When I try and execute the function:

%scala
DummyDataGenerator.start(15)

Can someone take a look at the code and help decipher why I'm getting the error:

class DummyDataGenerator:
  streamDirectory = "/FileStore/tables/flight"
None # suppress output

I'm not sure how the above cell gets called into the function DummyDataGenerator

%scala

import scala.util.Random
import java.io._
import java.time._

// Notebook #2 has to set this to 8, we are setting
// it to 200 to "restore" the default behavior.
spark.conf.set("spark.sql.shuffle.partitions", 200)

// Make the username available to all other languages.
// "WARNING: use of the "current" username is unpredictable
// when multiple users are collaborating and should be replaced
// with the notebook ID instead.
val username = com.databricks.logging.AttributionContext.current.tags(com.databricks.logging.BaseTagDefinitions.TAG_USER);
spark.conf.set("com.databricks.training.username", username)

object DummyDataGenerator extends Runnable {
  var runner : Thread = null;
  val className = getClass().getName()
  val streamDirectory = s"dbfs:/tmp/$username/new-flights"
  val airlines = Array( ("American", 0.17), ("Delta", 0.12), ("Frontier", 0.14), ("Hawaiian", 0.13), ("JetBlue", 0.15), ("United", 0.11), ("Southwest", 0.18) )
  val reasons = Array("Air Carrier", "Extreme Weather", "National Aviation System", "Security", "Late Aircraft")

  val rand = new Random(System.currentTimeMillis())
  var maxDuration = 3 * 60 * 1000 // default to three minutes

  def clean() {
    System.out.println("Removing old files for dummy data generator.")
    dbutils.fs.rm(streamDirectory, true)
    if (dbutils.fs.mkdirs(streamDirectory) == false) {
      throw new RuntimeException("Unable to create temp directory.")
    }
  }

  def run() {
    val date = LocalDate.now()
    val start = System.currentTimeMillis()

    while (System.currentTimeMillis() - start < maxDuration) {
      try {
        val dir = s"/dbfs/tmp/$username/new-flights"
        val tempFile = File.createTempFile("flights-", "", new File(dir)).getAbsolutePath()+".csv"
        val writer = new PrintWriter(tempFile)
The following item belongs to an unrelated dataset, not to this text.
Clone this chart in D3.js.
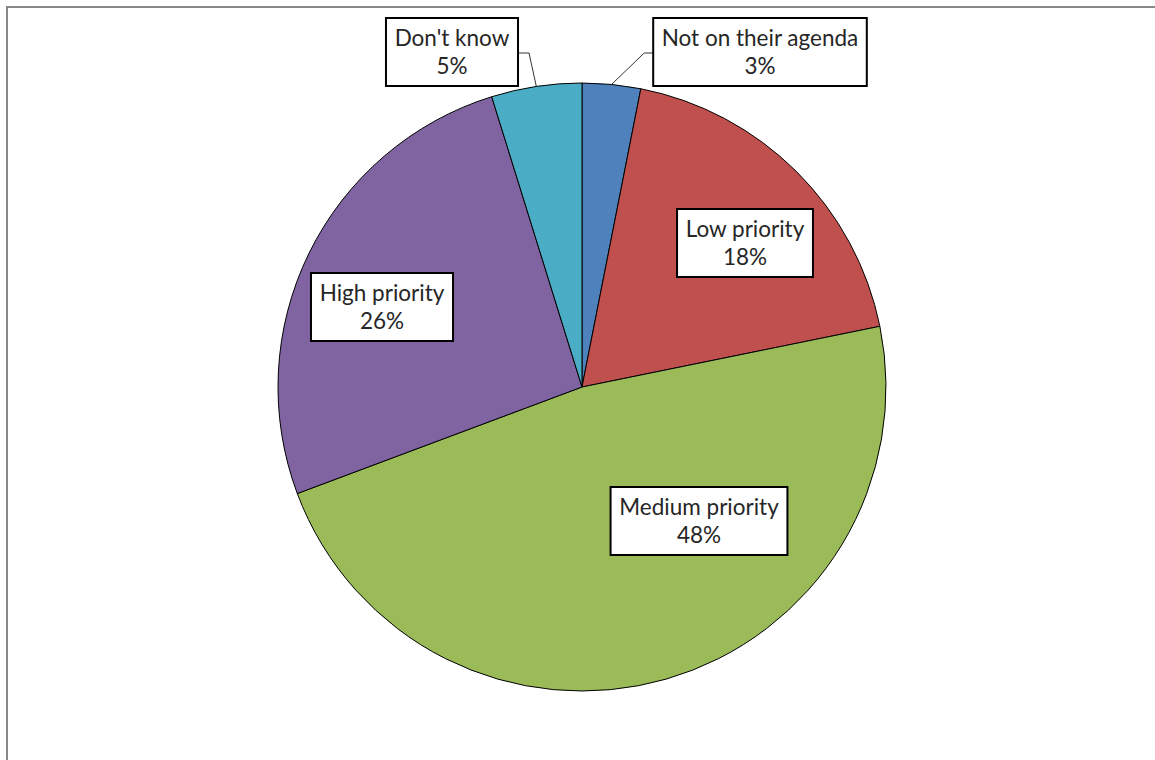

        for (airline <- airlines) {
          val flightNumber = rand.nextInt(1000)+1000
          val deptTime = rand.nextInt(10)+10
          val departureTime = LocalDateTime.now().plusHours(-deptTime)
          val (name, odds) = airline
          val reason = Random.shuffle(reasons.toList).head
          val test = rand.nextDouble()

          val delay = if (test < odds)
            rand.nextInt(60)+(30*odds)
            else rand.nextInt(10)-5

          println(s"- Flight #$flightNumber by $name at $departureTime delayed $delay minutes due to $reason")
          writer.println(s""" "$flightNumber","$departureTime","$delay","$reason","$name" """.trim)
        }
        writer.close()

        // wait a couple of seconds
        //Thread.sleep(rand.nextInt(5000))

      } catch {
        case e: Exception => {
          printf("* Processing failure: %s%n", e.getMessage())
          return;
        }
      }
    }
    println("No more flights!")
  }

  def start(minutes:Int = 5) {
    maxDuration = minutes * 60 * 1000

    if (runner != null) {
      println("Stopping dummy data generator.")
      runner.interrupt();
      runner.join();
    }
    println(s"Running dummy data generator for $minutes minutes.")
    runner = new Thread(this);
    runner.run();
  }

  def stop() {
    start(0)
  }
}

DummyDataGenerator.clean()

displayHTML("Imported streaming logic...") // suppress output

Solution 1:

you should be able to use the Databricks Labs Data Generator on the Databricks community edition. I'm providing the instructions below:

Running Databricks Labs Data Generator on the community edition

The Databricks Labs Data Generator is a Pyspark library so the code to generate the data needs to be Python. But you should be able to create a view on the generated data and consume it from Scala if that's your preferred language.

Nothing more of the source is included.